→ **Problem to solve**
Print the listing as it stands, omitting all images.

[START OF Supplied information]

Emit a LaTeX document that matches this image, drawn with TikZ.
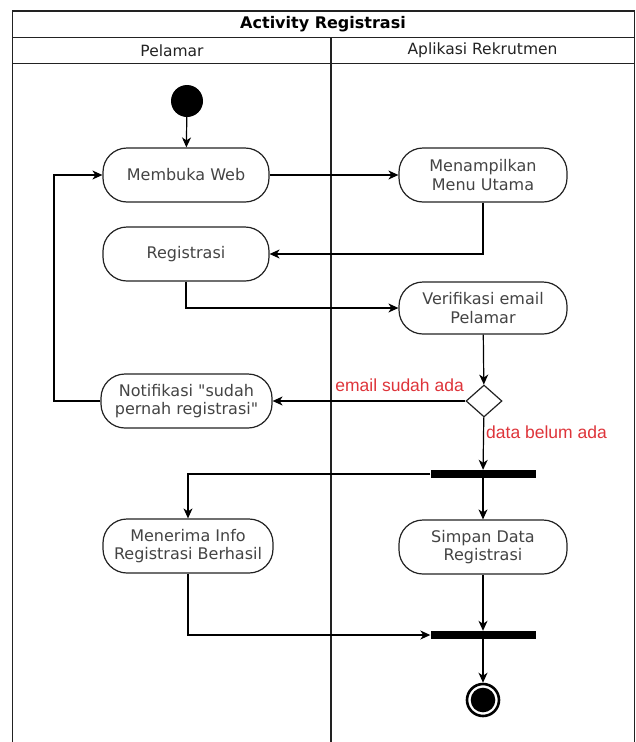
\documentclass[tikz,border=0pt]{standalone}
\usepackage{fontspec}
\setmainfont{DejaVu Sans}[Ligatures=TeXOff]
\newfontfamily\labelfont{Liberation Sans}
\usetikzlibrary{arrows.meta,shapes.geometric}
\definecolor{guard}{RGB}{222,52,58}
\definecolor{ink}{RGB}{68,68,68}
\definecolor{edge}{RGB}{34,34,34}

\begin{document}
\begin{tikzpicture}[x=1pt,y=-1pt,
  act/.style={draw=edge, line width=1.2pt, rounded corners=24pt, fill=white,
    minimum width=166pt, minimum height=54pt, align=center, inner sep=2pt,
    text=ink, font=\fontsize{16}{18.5}\selectfont},
  flow/.style={draw=black, line width=1.2pt,
    -{Stealth[length=10pt,width=9pt,inset=3pt]}},
  bar/.style={fill=black, draw=none, minimum width=105pt, minimum height=8pt, inner sep=0},
  guardlabel/.style={text=guard, font=\labelfont\fontsize{17.5}{20}\selectfont, inner sep=0},
  lane/.style={draw=edge, line width=1.4pt},
  head/.style={text=edge, inner sep=0, font=\fontsize{15.5}{18}\selectfont}]

\useasboundingbox (0,0) rectangle (636,742);

% swimlane frame
\draw[lane] (12.5,742) -- (12.5,11) -- (634.5,11) -- (634.5,742);
\draw[lane] (12.5,37.5) -- (634.5,37.5);
\draw[lane] (12.5,63.5) -- (634.5,63.5);
\draw[lane] (331,37.5) -- (331,742);

\node[inner sep=0, text=black, font=\bfseries\fontsize{16}{19}\selectfont] (title) at (323,24) {Activity Registrasi};
\node[head] (laneA) at (172,50.5) {Pelamar};
\node[head] (laneB) at (482.5,50.5) {Aplikasi Rekrutmen};

% activities
\node[circle, fill=black, minimum size=32pt, inner sep=0] (start) at (187,101) {};
\node[act] (web) at (186,175) {Membuka Web};
\node[act, minimum width=168pt] (menu) at (483,175) {Menampilkan\\Menu Utama};
\node[act] (reg) at (186,254) {Registrasi};
\node[act, minimum width=168pt, minimum height=52pt] (verif) at (483,308) {Verifikasi email\\Pelamar};
\node[diamond, draw=edge, line width=1.2pt, fill=white, minimum width=36pt, minimum height=32pt, inner sep=0] (dec) at (484,401) {};
\node[act, minimum width=171pt] (notif) at (186.5,401) {Notifikasi "sudah\\pernah registrasi"};
\node[bar] (fork) at (483,474) {};
\node[act, minimum width=170pt] (recv) at (188,546) {Menerima Info\\Registrasi Berhasil};
\node[act, minimum width=168pt] (save) at (483,547) {Simpan Data\\Registrasi};
\node[bar] (join) at (483,635) {};
\node[circle, draw=black, line width=2.6pt, fill=white, minimum size=32pt, inner sep=0] (end) at (483,700) {};
\fill[black] (end.center) circle (12.3pt);

\coordinate (loop) at (54,401);

% guard labels
\node[guardlabel, anchor=east] (gYes) at (464,385) {email sudah ada};
\node[guardlabel, anchor=west] (gNo) at (486,432) {data belum ada};

% control flow
\draw[flow] (start) -- (web);
\draw[flow] (web) -- (menu);
\draw[flow] (menu.south) |- (reg.east);
\draw[flow] (reg.south) |- (verif.west);
\draw[flow] (verif) -- (dec);
\draw[flow] (dec) -- (notif);
\draw[flow] (notif.west) -- (loop) |- (web.west);
\draw[flow] (dec) -- (fork);
\draw[flow] (fork.west) -| (recv.north);
\draw[flow] (fork) -- (save);
\draw[flow] (save) -- (join);
\draw[flow] (recv.south) |- (join.west);
\draw[flow] (join) -- (end);
\end{tikzpicture}
\end{document}
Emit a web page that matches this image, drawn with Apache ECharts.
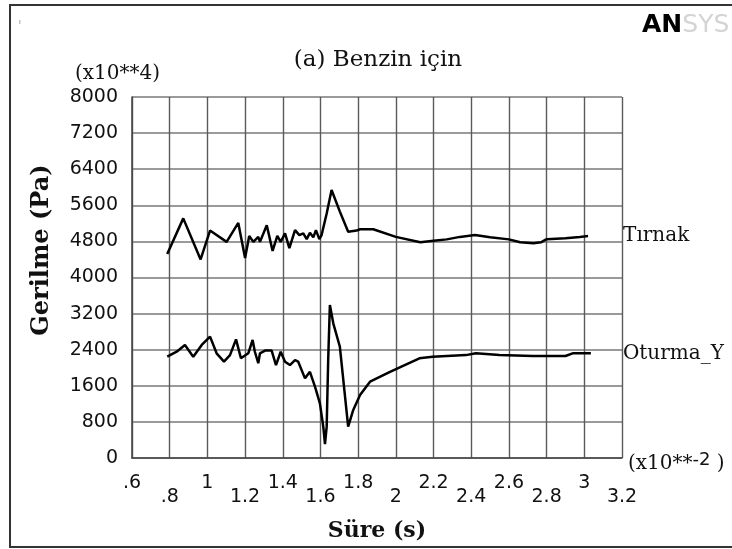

[END OF Supplied information]

→ **The answer**
Emit a LaTeX document that matches this image, drawn with TikZ.
\documentclass[tikz,border=0pt]{standalone}
\usepackage{fontspec}
\setmainfont{DejaVu Sans}[Ligatures=TeXOff]
\newfontfamily\labelfont{Liberation Sans}
\usetikzlibrary{arrows.meta,shapes.geometric}
\definecolor{guard}{RGB}{222,52,58}
\definecolor{ink}{RGB}{68,68,68}
\definecolor{edge}{RGB}{34,34,34}

\begin{document}
\begin{tikzpicture}[x=1pt,y=-1pt,
  act/.style={draw=edge, line width=1.2pt, rounded corners=24pt, fill=white,
    minimum width=166pt, minimum height=54pt, align=center, inner sep=2pt,
    text=ink, font=\fontsize{16}{18.5}\selectfont},
  flow/.style={draw=black, line width=1.2pt,
    -{Stealth[length=10pt,width=9pt,inset=3pt]}},
  bar/.style={fill=black, draw=none, minimum width=105pt, minimum height=8pt, inner sep=0},
  guardlabel/.style={text=guard, font=\labelfont\fontsize{17.5}{20}\selectfont, inner sep=0},
  lane/.style={draw=edge, line width=1.4pt},
  head/.style={text=edge, inner sep=0, font=\fontsize{15.5}{18}\selectfont}]

\useasboundingbox (0,0) rectangle (636,742);

% swimlane frame
\draw[lane] (12.5,742) -- (12.5,11) -- (634.5,11) -- (634.5,742);
\draw[lane] (12.5,37.5) -- (634.5,37.5);
\draw[lane] (12.5,63.5) -- (634.5,63.5);
\draw[lane] (331,37.5) -- (331,742);

\node[inner sep=0, text=black, font=\bfseries\fontsize{16}{19}\selectfont] (title) at (323,24) {Activity Registrasi};
\node[head] (laneA) at (172,50.5) {Pelamar};
\node[head] (laneB) at (482.5,50.5) {Aplikasi Rekrutmen};

% activities
\node[circle, fill=black, minimum size=32pt, inner sep=0] (start) at (187,101) {};
\node[act] (web) at (186,175) {Membuka Web};
\node[act, minimum width=168pt] (menu) at (483,175) {Menampilkan\\Menu Utama};
\node[act] (reg) at (186,254) {Registrasi};
\node[act, minimum width=168pt, minimum height=52pt] (verif) at (483,308) {Verifikasi email\\Pelamar};
\node[diamond, draw=edge, line width=1.2pt, fill=white, minimum width=36pt, minimum height=32pt, inner sep=0] (dec) at (484,401) {};
\node[act, minimum width=171pt] (notif) at (186.5,401) {Notifikasi "sudah\\pernah registrasi"};
\node[bar] (fork) at (483,474) {};
\node[act, minimum width=170pt] (recv) at (188,546) {Menerima Info\\Registrasi Berhasil};
\node[act, minimum width=168pt] (save) at (483,547) {Simpan Data\\Registrasi};
\node[bar] (join) at (483,635) {};
\node[circle, draw=black, line width=2.6pt, fill=white, minimum size=32pt, inner sep=0] (end) at (483,700) {};
\fill[black] (end.center) circle (12.3pt);

\coordinate (loop) at (54,401);

% guard labels
\node[guardlabel, anchor=east] (gYes) at (464,385) {email sudah ada};
\node[guardlabel, anchor=west] (gNo) at (486,432) {data belum ada};

% control flow
\draw[flow] (start) -- (web);
\draw[flow] (web) -- (menu);
\draw[flow] (menu.south) |- (reg.east);
\draw[flow] (reg.south) |- (verif.west);
\draw[flow] (verif) -- (dec);
\draw[flow] (dec) -- (notif);
\draw[flow] (notif.west) -- (loop) |- (web.west);
\draw[flow] (dec) -- (fork);
\draw[flow] (fork.west) -| (recv.north);
\draw[flow] (fork) -- (save);
\draw[flow] (save) -- (join);
\draw[flow] (recv.south) |- (join.west);
\draw[flow] (join) -- (end);
\end{tikzpicture}
\end{document}
Emit a web page that matches this image, drawn with Apache ECharts.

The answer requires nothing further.